Publié le 19/05/2022

Amateur·ices de musique et de son histoire, le 14 juin prochain se tiendra le 5ème rendez-vous Doc'n'Co, qui retracera cette fois l'histoire du Rap français. Avant que Pumpkin & Vin's Da Cuero n'enflamment la salle Maxi à coups de classiques Rap revisités, c'est le documentaire French Game, une histoire du rap français, qui ouvrira le bal de cette soirée thématique, parcourant au travers 11 mini-épisodes 11 morceaux emblématiques du genre, de l'avènement de la culture Hip Hop des 90's à aujourd'hui.

Jean-François TATIN, réalisateur du documentaire, a répondu à nos questions.

Doc’N’Co I Rap Français : French Game · Pumpkin & Vin’s Da Cuero


1. Qu'est-ce qu’un bon documentaire selon vous ?

Un bon documentaire, c'est un documentaire qui reste en mémoire, pas nécessairement celui qui nous apprend quelque chose mais plutôt celui qui nous plonge dans un endroit, dans un univers, qui provoque une émotion esthétique, qui emmène ailleurs, dans le territoire de l'auteur·e.

Ce n'est pas évident de retranscrire la force, l'émotion que peut nous procurer un morceau.

2. Parmi les thématiques abordées dans vos documentaires, on retrouve régulièrement l’histoire de la musique.
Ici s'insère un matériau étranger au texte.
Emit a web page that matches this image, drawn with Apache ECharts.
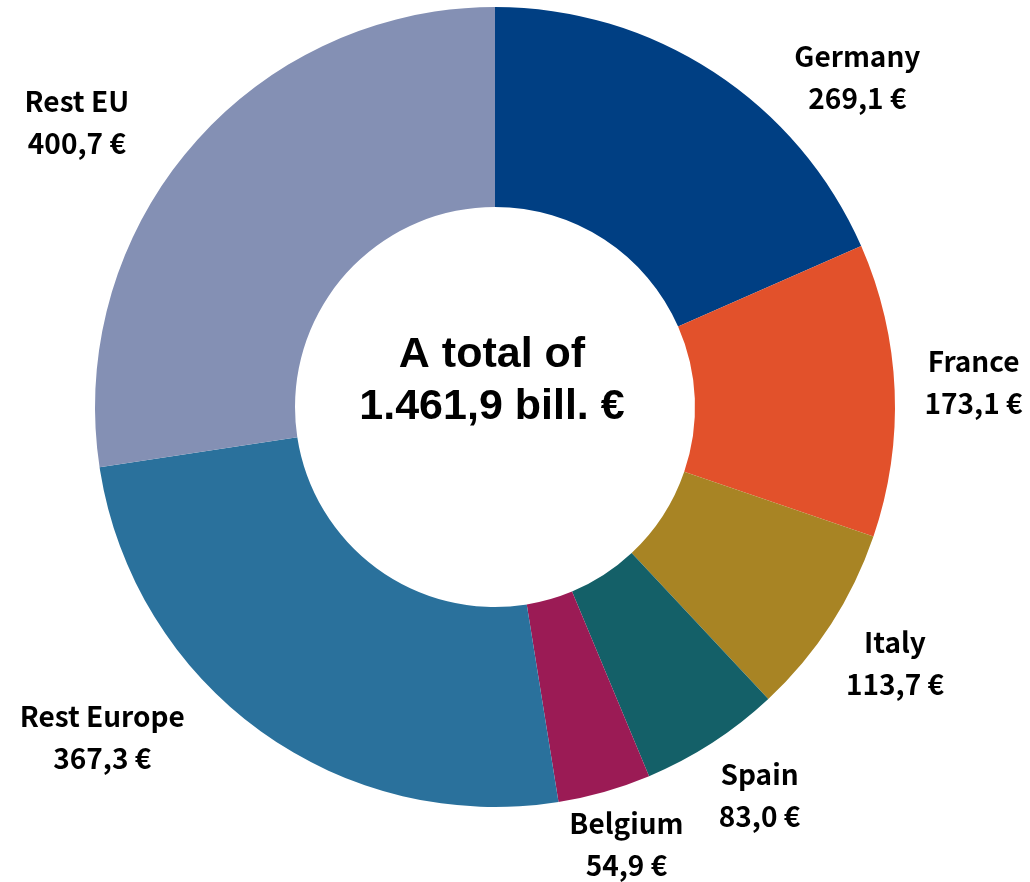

Pour quelles raisons vous inspire-t-elle particulièrement ?

Mes envies documentaires ne concernent pas nécessairement que ce thème, mais c'est vrai que j'y reviens souvent. D'abord parce que je suis passionné de musique, qu'elle m'accompagne depuis toujours, étant moi-même musicien. Mais c'est surtout parce-que c'est un défi de raconter la musique : ce n'est pas évident de retranscrire la force, l'émotion que peut nous procurer un morceau, un son.

3. Le 14 juin prochain, dans le cadre de nos soirées Doc’n’Co, nous projetterons votre documentaire French Game, une histoire du rap français, coécrit par Azzedine Fall, Guillaume Fedou et vous-même. Pourquoi l’avoir nommé ainsi ?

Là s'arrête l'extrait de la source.